Neutrinos are one of the fundamental particles that make up the Universe. Although neutrinos are similar to the electron, they have one important difference; they carry no electrical charge. Being electrically neutral, they are not affected by the electromagnetic forces which act on electrons.

John Cherry, a graduate student at UC San Diego, models stellar explosions. His work includes a type of explosion called a core-collapse supernova. As these stars run out of fuel, their cores suddenly collapse to form a neutron star, which quickly rebounds sending seas of neutrinos through the surrounding stellar envelope and out into space.

Even as this rebound is happening, the rest of the star is still falling inward. Plumes of matter sink, accreting onto the core.

“This matter is actually causing some small fraction of neutrinos to bounce at wide angles and cross the trajectories of neutrinos coming from the core,” Cherry said.

Astrophysicists knew that the heart of that envelope contained these scattered neutrinos, but because they are relatively few compared with the numbers streaming from the core, they thought neutrino influence on the physics of these explosions would be so minor it could be ignored.  Cherry and his colleagues say not so in a paper published in Physics Review Letters.

The research team showed that neutrinos streaming from the core interacted with halo neutrinos far more often than anticipated. They also calculated how often that might occur and how large a difference it would make to their models of neutrinos within supernovae.

“What was so startling about this is that nowhere was the correction less than 14 percent. That’s enough that you need to worry about it,” he said. Indeed, some places in the outer regions of the envelope require as much as a 10-fold correction.

Neutrinos are famously aloof particles that seldom interact with matter.

“The way neutrinos interact in matter depends on what we call ‘flavor’,” said George Fuller, professor of physics at UC San Diego who leads the neutrino-modeling research group.

Neutrinos meet and “scatter” off one another and in the process change their flavor. The influence is much greater than physicists thought in the outer halo of neutrinos.
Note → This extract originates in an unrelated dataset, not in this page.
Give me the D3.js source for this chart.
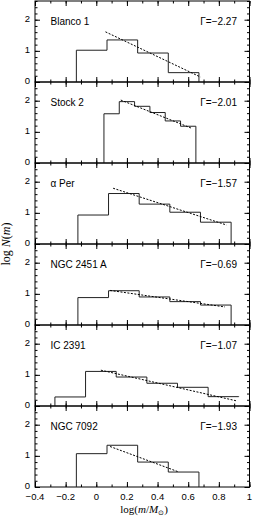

“Even though few neutrinos are scattered in funny directions, they can completely dominate how the neutrinos change their favors,” Fuller said.

Many important things are determined by this balance of neutrino flavors, such as what new elements are forged when a star explodes.

“The neutrinos are the engine that drives the exploding star,” Cherry said. “What’s going on with neutrinos sets the entire stage for what’s happening in the explosion. Those neutrino flavor states allow the neutrinos to change protons to neutrons or neutrons to protons. What matter is produced, what kinds of atoms, elements are produced by these supernovas are changed dramatically if you change the flavor content of neutrinos.”